After Congress and the U.N., Richardson was appointed to President Bill Clinton’s cabinet as secretary of energy—where he wasn’t afraid to tackle the tough issues effectively taming rising oil prices, allotting more than 20,000 acres for wildlife preservation, and setting up a program to clean 10 tons of radioactive waste from the Colorado River.

Richardson’s forte as Governor? Building bridges with corporations, Hollywood studios, foreign investors, and other leaders to bring prosperity home to New Mexico—all the while finding time to attend events like the grand opening of a Dollar General Store in Clovis. Of late, Richardson and California Governor Arnold Schwarzenegger joined forces at the April 2004 Energy Summit to endorse greater use of wind, solar, and biomass energy in the Western states. Here in New Mexico, the Governor is supporting the Southwest Regional Spaceport as a center for the research of commercial space travel, and New Mexico will host the X-PRIZE CUP and Public Spaceflight Exhibition in 2005. Also, Richardson’s meetings with execs at Warner Brothers, MGM, Paramount and Universal have increased filmmakers’ awareness of our state as a film location. Since Richardson took office, filmmaking has brought $162 million to the economy.

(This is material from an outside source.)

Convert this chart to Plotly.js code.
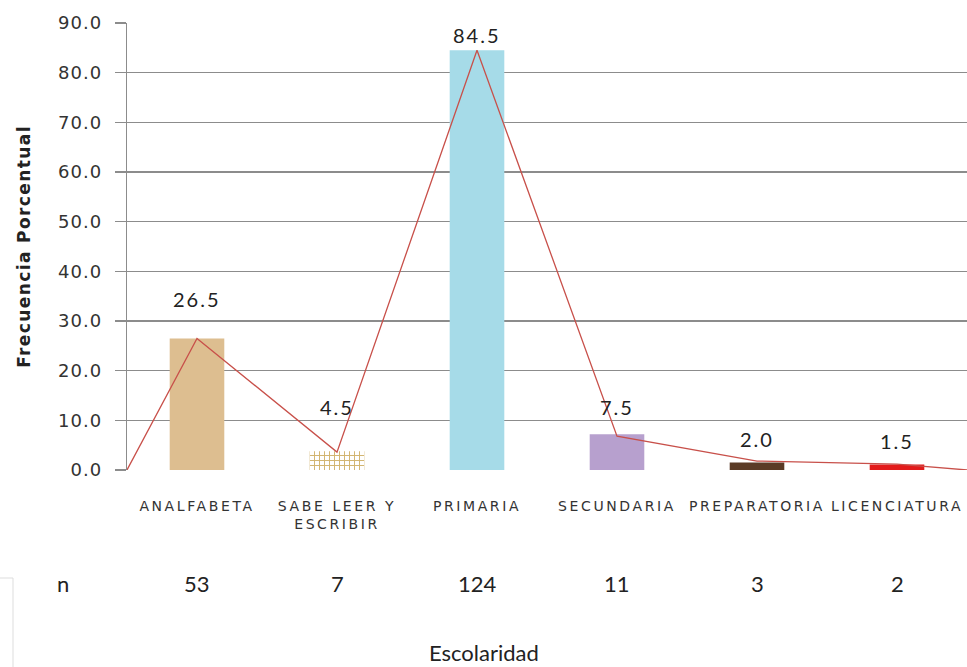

Even the oft-skeptical Economist, had good things to say about the governor: “Mr. Richardson ran as a modernizer in 2002 and, having won by a thumping 16-point margin, he has duly started changing the system. He now claims the right to allocate about half of the budget, and is spending much of that on statewide infrastructure projects.”

Perhaps his strongest accolades come from Forbes magazine publisher Rich Karlgaard who wrote in June “Prominent tax-cutting, free-trade democrats are rare. . . .But New Mexico Governor Bill Richardson is the real deal. He won his first election in 2002 with a promise to cut New Mexico’s taxes on capital gains and income—and he’s made good on his pledge. Not surprisingly, New Mexico is shooting up on the charts as a location to do business.”